Le terme de «trustee» devient un nom protégé si bien que seuls les trustees autorisés pourront faire figurer la mention de «trustee» dans leur raison sociale, leur but social ou dans leur documentation professionnelle.

A côté de l’activité traditionnelle de trustee, la loi permet par ailleurs au trustee de fournir des services de conseil en placement, d’analyse de portefeuille et d’offre d’instruments financiers, ainsi que d’autres services non réglementés comme des opérations fiduciaires, du conseil en gestion d’entreprise ou du conseil fiscal.

Les trustees pourront exercer leur activité sous la forme d’une entreprise individuelle, d’une société commerciale (comme une société anonyme ou une Sàrl) ou d’une société coopérative, lesquelles devront être inscrites au registre du commerce. La LEFin requiert un capital de 100'000 francs et des fonds propres s’élevant à au moins un quart des coûts annuels fixes du trustee. L’assurance responsabilité civile professionnelle n’est pas obligatoire mais peut permettre de réduire les exigences de fonds propres.

Il est recommandé aux trustees étrangers déployant une activité
en Suisse d’évaluer la question de leur assujettissement à la LEFin.

La direction du trustee doit être composée d’au moins deux personnes qualifiées, à moins que le trustee puisse apporter la garantie de la poursuite de l’activité. Par ailleurs, les trustees doivent disposer de fonctions de gestion des risques, compliance et contrôle interne aux fins de garantir, notamment, le respect des prescriptions légales. Les acteurs d’une certaine taille devront employer à la fonction de gestion des risques et de contrôle interne des personnes qui ne sont pas impliquées dans les activités qu’elles surveillent. La LEFin offre néanmoins des possibilités d’externalisation de certaines fonctions.

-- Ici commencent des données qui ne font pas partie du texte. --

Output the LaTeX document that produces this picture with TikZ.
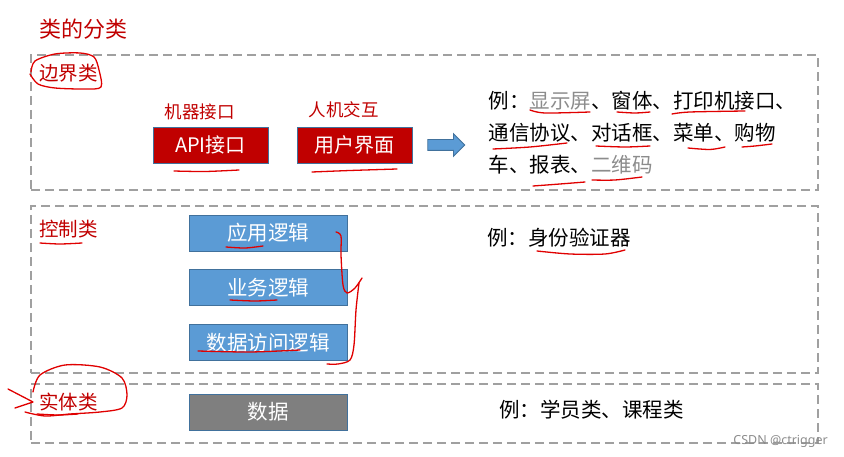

Les trustees déjà en exercice au moment de l’entrée en vigueur de la LEFin devront s’annoncer à la FINMA le 30 juin 2020 au plus tard et déposer une demande d’autorisation avant le 31 décembre 2022. Pour autant que ces deux conditions soient remplies, ils pourront continuer à exercer leur activité dans l’attente d’une autorisation.  

La mise en œuvre des nouvelles exigences réglementaires imposées aux trustees devra être implémentée au plus tard au moment du dépôt de la requête d’autorisation auprès de la FINMA. La taille, le degré d’organisation et le volume d’affaires des trustees vont déterminer la viabilité de certains d’entre eux. L’évaluation de leur organisation au regard des nouvelles exigences pourra dicter la nécessité de l’étoffer, voire pour certains de joindre leurs forces à celles d’autres acteurs.

Il est recommandé aux trustees étrangers déployant une activité en Suisse d’évaluer la question de leur assujettissement à la LEFin. Toute violation à l’obligation d’obtenir une autorisation est en effet sanctionnée par des dispositions pénales. Les trustees étrangers soumis à la LEFin doivent s’annoncer à la FINMA et déposer leur demande d’autorisation dans les mêmes délais que les trustees suisses.